Zscaler deployment isn’t just another IT project. It’s the shift from guarding a castle wall to securing every single doorway in real time. The moment you turn it on, your network stops depending on physical perimeters, and every user, app, and device is protected no matter where it lives. But to get there, deployment has to be intentional, precise, and built for scale.
The first step to a successful Zscaler deployment is understanding your architecture. Map your existing network flows, identity providers, and application access patterns. Zscaler replaces traditional paths with direct-to-cloud connections, so stale diagrams and outdated inventories will break you before you even start. Audit everything, then design for the traffic you’ll have tomorrow, not the traffic you had last year.
Next is identity. Zscaler Zero Trust works best when integrated tightly with your enterprise identity provider and MFA system. User groups, role mappings, and dynamic policies must be flawless. If identity is wrong, secure access will collapse under exceptions and bypass rules. Build policies based on least privilege, then stress-test them with real users.
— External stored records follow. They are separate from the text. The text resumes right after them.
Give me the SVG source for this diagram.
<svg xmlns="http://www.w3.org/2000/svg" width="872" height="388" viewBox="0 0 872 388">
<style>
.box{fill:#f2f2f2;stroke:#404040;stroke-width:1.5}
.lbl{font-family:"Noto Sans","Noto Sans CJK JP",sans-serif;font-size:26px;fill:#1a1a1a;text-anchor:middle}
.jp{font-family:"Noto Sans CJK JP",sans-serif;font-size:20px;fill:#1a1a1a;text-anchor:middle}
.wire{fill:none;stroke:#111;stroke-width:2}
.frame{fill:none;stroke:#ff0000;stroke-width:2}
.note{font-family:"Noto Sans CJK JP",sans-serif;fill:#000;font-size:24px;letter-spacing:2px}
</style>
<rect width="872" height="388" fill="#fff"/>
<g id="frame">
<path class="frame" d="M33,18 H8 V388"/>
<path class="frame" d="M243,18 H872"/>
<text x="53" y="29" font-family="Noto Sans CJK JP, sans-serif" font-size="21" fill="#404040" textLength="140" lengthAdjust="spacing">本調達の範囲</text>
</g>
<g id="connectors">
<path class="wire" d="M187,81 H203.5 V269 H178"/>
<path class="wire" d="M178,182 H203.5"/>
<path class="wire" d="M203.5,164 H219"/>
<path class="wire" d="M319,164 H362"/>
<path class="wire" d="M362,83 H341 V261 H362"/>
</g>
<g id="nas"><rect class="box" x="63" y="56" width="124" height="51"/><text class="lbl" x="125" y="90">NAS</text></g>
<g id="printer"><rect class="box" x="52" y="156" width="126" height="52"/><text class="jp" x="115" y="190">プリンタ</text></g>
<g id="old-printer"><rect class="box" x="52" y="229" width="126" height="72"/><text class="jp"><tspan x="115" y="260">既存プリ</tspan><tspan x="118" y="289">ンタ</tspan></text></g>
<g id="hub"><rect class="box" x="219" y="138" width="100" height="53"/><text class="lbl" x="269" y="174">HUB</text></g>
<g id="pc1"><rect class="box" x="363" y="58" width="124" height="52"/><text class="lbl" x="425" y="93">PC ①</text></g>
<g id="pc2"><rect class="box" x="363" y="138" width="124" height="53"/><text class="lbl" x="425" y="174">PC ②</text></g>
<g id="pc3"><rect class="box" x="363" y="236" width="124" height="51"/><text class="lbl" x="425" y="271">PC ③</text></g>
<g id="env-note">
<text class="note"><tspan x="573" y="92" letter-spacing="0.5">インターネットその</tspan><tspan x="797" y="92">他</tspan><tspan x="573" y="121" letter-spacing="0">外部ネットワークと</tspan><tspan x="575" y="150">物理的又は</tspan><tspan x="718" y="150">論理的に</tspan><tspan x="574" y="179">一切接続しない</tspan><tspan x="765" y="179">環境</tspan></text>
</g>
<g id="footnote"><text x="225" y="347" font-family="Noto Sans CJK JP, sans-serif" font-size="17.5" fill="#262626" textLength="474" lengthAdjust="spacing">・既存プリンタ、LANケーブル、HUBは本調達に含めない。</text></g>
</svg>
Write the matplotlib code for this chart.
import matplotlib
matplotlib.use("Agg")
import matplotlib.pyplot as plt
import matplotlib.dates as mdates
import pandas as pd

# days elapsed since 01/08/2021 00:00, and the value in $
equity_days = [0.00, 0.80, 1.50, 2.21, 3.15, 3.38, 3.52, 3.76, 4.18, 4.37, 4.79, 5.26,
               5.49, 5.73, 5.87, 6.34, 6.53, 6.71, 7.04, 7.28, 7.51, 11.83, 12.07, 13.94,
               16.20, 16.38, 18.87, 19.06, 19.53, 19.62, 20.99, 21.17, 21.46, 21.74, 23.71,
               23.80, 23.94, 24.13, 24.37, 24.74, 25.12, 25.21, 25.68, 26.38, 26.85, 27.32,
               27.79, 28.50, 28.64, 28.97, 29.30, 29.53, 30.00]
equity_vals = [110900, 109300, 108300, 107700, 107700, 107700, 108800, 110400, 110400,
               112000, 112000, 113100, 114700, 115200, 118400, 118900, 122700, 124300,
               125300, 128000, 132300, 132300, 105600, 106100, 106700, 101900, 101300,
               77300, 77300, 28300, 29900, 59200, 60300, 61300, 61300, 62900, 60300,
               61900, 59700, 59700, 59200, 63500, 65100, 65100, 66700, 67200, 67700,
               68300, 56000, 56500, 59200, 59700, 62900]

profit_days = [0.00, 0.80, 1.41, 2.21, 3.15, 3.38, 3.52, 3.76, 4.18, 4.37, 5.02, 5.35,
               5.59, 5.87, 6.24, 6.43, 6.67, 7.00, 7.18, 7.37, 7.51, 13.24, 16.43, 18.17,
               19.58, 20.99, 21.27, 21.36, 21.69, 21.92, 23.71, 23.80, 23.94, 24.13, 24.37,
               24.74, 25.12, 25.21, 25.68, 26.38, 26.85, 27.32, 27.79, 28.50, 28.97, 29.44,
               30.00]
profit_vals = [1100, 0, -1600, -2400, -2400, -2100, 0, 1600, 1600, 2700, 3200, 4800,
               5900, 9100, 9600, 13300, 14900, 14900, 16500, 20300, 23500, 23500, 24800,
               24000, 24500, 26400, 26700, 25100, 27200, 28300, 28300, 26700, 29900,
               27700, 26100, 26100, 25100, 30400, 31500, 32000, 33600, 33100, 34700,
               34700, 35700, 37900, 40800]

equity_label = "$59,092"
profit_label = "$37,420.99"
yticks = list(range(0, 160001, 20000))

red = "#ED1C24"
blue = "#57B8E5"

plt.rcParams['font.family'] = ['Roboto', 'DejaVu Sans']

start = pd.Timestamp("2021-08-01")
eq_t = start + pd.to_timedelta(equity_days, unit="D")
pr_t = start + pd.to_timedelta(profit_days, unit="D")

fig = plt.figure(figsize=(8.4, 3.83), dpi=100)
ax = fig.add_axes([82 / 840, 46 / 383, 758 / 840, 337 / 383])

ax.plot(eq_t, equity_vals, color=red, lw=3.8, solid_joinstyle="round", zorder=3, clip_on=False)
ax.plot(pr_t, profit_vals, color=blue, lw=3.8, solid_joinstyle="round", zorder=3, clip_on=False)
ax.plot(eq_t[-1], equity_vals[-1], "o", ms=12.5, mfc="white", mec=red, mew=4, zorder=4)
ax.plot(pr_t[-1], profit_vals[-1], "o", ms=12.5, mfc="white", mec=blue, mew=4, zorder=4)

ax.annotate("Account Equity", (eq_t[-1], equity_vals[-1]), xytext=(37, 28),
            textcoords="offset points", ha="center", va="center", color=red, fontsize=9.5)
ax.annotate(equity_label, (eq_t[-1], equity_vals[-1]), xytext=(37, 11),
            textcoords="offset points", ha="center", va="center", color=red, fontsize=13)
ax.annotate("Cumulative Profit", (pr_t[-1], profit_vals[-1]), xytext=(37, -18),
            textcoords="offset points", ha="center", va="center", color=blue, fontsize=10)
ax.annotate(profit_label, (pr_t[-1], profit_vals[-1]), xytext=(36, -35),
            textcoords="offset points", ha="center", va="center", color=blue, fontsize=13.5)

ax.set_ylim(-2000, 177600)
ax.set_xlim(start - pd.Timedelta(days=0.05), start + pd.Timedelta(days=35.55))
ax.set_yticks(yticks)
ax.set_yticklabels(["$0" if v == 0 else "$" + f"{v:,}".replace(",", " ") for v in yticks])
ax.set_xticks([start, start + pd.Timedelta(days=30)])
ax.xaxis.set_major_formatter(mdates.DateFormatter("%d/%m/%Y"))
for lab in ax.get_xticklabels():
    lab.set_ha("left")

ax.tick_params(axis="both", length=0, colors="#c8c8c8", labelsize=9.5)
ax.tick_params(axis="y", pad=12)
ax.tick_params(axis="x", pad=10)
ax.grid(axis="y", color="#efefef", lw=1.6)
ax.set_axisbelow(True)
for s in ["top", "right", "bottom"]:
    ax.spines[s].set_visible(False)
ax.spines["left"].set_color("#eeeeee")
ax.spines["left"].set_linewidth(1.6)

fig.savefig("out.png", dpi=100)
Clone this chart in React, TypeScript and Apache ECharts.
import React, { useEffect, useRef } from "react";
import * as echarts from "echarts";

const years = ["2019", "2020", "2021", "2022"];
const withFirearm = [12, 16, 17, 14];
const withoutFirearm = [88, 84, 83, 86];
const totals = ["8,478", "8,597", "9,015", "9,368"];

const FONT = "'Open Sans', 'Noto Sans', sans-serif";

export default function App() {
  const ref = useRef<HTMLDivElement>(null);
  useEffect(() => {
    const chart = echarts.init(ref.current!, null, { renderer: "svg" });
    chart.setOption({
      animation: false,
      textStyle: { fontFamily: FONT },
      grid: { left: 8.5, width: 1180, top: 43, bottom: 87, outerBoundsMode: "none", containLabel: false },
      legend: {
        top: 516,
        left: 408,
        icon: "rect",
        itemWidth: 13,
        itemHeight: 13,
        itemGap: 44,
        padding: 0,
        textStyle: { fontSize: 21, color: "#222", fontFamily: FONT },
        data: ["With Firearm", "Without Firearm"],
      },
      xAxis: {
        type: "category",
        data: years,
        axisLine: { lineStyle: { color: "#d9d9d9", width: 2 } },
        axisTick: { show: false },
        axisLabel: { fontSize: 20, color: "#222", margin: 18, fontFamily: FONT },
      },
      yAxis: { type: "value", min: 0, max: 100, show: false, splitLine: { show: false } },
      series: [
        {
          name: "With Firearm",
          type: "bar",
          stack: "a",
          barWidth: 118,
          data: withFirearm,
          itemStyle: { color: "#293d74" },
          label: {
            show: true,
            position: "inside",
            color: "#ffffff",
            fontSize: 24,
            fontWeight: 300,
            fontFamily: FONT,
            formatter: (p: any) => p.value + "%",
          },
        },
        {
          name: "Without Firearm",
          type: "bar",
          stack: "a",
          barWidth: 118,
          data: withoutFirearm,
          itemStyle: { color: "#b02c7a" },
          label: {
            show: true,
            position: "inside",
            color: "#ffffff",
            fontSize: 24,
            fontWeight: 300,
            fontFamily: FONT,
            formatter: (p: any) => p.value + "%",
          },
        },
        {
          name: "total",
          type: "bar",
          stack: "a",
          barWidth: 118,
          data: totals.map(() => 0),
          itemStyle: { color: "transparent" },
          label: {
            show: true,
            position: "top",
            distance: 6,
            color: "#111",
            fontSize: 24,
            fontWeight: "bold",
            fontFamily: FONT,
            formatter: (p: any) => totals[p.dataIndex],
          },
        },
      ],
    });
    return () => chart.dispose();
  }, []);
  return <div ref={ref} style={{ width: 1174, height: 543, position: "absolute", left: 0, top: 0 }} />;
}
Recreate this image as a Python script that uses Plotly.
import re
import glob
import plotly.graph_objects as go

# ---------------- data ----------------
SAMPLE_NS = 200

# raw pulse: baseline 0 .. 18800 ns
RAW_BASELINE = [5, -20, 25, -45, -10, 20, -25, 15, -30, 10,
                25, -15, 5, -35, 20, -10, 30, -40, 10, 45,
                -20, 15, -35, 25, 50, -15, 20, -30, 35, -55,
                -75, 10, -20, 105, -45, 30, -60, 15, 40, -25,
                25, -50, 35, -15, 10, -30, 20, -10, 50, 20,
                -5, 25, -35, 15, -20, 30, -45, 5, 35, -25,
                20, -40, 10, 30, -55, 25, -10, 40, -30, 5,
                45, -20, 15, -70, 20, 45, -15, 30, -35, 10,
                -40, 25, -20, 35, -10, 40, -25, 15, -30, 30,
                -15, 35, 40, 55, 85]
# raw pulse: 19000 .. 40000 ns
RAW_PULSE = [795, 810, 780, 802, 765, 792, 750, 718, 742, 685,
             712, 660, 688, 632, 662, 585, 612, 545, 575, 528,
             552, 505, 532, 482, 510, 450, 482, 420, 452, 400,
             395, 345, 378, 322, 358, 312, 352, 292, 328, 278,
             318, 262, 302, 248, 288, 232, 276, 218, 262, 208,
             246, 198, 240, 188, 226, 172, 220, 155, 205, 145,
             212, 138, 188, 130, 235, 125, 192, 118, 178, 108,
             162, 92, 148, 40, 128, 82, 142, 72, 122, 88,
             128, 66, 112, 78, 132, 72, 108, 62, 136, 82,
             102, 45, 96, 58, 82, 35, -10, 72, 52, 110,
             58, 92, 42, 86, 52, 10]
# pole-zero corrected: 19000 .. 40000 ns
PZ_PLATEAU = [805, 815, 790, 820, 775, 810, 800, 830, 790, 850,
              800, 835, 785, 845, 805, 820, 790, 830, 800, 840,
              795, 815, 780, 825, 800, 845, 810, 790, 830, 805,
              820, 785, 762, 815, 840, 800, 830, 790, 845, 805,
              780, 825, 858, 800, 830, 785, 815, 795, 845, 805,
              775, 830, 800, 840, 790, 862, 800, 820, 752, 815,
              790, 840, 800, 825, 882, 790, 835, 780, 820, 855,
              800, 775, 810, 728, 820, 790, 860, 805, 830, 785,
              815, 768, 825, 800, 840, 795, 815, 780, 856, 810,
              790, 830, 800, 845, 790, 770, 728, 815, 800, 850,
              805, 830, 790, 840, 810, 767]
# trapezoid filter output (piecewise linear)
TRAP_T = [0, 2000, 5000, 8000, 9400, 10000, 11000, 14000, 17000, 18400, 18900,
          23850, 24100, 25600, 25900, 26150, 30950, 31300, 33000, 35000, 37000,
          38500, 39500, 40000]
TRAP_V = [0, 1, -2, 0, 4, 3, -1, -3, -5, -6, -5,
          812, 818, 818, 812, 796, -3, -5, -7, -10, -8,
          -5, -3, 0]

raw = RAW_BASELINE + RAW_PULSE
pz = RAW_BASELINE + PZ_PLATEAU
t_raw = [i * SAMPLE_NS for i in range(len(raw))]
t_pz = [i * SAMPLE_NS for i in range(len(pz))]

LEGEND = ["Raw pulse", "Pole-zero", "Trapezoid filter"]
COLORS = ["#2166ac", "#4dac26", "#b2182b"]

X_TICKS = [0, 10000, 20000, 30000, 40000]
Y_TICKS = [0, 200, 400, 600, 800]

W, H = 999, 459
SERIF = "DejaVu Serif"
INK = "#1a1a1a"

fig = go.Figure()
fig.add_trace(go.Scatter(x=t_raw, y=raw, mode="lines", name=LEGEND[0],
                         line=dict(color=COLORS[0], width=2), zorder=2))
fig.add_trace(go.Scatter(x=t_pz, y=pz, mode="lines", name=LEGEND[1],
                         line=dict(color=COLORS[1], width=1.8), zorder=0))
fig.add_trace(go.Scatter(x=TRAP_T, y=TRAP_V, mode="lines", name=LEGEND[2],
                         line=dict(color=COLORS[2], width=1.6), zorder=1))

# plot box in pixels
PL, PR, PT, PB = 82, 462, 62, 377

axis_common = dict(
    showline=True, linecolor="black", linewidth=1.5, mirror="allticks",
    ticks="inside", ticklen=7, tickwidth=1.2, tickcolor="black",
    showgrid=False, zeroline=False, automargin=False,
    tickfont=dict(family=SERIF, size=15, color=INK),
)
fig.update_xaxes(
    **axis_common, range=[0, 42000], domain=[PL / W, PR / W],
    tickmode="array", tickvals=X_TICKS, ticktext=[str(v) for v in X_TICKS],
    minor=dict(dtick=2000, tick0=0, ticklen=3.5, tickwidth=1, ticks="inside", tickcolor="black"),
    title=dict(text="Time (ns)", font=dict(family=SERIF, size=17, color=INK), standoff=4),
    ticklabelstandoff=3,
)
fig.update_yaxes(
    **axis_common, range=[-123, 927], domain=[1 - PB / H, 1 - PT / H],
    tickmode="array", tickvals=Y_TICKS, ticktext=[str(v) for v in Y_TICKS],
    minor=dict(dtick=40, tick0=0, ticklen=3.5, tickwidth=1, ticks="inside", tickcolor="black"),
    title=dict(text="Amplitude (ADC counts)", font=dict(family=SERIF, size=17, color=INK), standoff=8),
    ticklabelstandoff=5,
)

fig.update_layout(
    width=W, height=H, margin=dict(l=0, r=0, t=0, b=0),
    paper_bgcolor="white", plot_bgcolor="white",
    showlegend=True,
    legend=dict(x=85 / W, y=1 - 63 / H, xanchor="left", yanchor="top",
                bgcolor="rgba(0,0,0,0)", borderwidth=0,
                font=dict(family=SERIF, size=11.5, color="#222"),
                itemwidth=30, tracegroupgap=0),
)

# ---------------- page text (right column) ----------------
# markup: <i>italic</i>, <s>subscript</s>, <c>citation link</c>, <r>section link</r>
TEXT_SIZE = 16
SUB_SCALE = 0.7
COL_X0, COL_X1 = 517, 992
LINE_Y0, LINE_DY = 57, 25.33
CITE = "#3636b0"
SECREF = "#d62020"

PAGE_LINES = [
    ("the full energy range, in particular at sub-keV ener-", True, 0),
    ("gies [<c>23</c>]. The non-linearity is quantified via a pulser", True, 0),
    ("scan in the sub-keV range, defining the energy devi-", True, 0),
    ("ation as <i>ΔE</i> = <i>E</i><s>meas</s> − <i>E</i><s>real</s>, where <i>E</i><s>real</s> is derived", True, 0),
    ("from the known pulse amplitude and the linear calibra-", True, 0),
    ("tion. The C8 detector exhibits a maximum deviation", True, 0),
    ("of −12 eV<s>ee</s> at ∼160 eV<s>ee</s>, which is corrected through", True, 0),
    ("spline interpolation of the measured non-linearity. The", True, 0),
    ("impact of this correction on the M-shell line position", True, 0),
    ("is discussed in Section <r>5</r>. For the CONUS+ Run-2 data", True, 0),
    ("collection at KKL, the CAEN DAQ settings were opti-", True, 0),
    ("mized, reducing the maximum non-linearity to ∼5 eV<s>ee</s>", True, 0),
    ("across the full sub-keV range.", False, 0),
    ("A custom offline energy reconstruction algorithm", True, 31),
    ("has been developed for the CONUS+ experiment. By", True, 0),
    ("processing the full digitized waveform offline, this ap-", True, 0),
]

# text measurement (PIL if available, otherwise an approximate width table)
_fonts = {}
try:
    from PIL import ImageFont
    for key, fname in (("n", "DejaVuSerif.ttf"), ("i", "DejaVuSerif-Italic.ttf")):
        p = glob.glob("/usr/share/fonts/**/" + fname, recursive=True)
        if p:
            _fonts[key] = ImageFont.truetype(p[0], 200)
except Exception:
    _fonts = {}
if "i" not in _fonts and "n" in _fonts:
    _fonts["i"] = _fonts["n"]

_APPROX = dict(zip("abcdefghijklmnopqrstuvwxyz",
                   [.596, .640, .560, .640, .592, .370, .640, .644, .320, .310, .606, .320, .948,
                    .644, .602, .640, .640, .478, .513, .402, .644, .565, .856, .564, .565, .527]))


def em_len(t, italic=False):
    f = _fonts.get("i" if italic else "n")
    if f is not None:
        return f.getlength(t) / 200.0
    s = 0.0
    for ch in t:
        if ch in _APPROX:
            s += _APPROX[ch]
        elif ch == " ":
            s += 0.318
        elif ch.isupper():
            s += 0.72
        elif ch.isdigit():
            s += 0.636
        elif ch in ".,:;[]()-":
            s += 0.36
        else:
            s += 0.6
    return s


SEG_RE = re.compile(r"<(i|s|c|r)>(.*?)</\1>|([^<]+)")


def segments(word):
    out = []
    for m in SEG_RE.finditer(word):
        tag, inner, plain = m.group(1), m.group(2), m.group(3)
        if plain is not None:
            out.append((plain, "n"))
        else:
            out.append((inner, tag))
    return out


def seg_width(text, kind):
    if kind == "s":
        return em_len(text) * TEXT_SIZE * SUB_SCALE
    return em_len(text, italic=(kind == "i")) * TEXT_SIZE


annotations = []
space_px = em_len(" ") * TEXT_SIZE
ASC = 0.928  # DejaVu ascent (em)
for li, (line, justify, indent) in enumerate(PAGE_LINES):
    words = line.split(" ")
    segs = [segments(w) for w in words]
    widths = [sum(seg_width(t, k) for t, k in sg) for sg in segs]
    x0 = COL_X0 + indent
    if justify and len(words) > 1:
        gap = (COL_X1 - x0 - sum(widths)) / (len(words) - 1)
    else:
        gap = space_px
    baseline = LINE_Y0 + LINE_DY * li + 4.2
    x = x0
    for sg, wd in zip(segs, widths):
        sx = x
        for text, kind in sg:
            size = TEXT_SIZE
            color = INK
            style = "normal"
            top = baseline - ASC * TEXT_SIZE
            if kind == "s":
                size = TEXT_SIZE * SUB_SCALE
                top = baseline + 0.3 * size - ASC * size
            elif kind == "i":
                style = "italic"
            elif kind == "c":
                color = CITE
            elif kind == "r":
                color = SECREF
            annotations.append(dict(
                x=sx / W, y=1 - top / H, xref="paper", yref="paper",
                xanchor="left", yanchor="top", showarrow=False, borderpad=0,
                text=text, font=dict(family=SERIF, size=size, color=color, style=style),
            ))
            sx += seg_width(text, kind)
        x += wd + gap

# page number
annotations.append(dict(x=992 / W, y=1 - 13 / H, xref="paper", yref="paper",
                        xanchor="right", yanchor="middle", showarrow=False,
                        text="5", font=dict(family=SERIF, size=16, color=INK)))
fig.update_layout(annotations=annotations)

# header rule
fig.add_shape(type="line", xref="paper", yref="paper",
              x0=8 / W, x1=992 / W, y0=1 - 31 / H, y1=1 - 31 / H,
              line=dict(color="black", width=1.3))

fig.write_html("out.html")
Routing and traffic steering are where deployment becomes visible. Zscaler Client Connector on endpoints routes user traffic to the nearest Zscaler service edge. Branch offices, IoT devices, and non-managed endpoints can use GRE or IPsec tunnels for traffic forwarding. This must be tested against DNS resolution paths and internal resource access. The wrong routing plan can add latency or break app connectivity—measure before and after deployment, and adjust fast.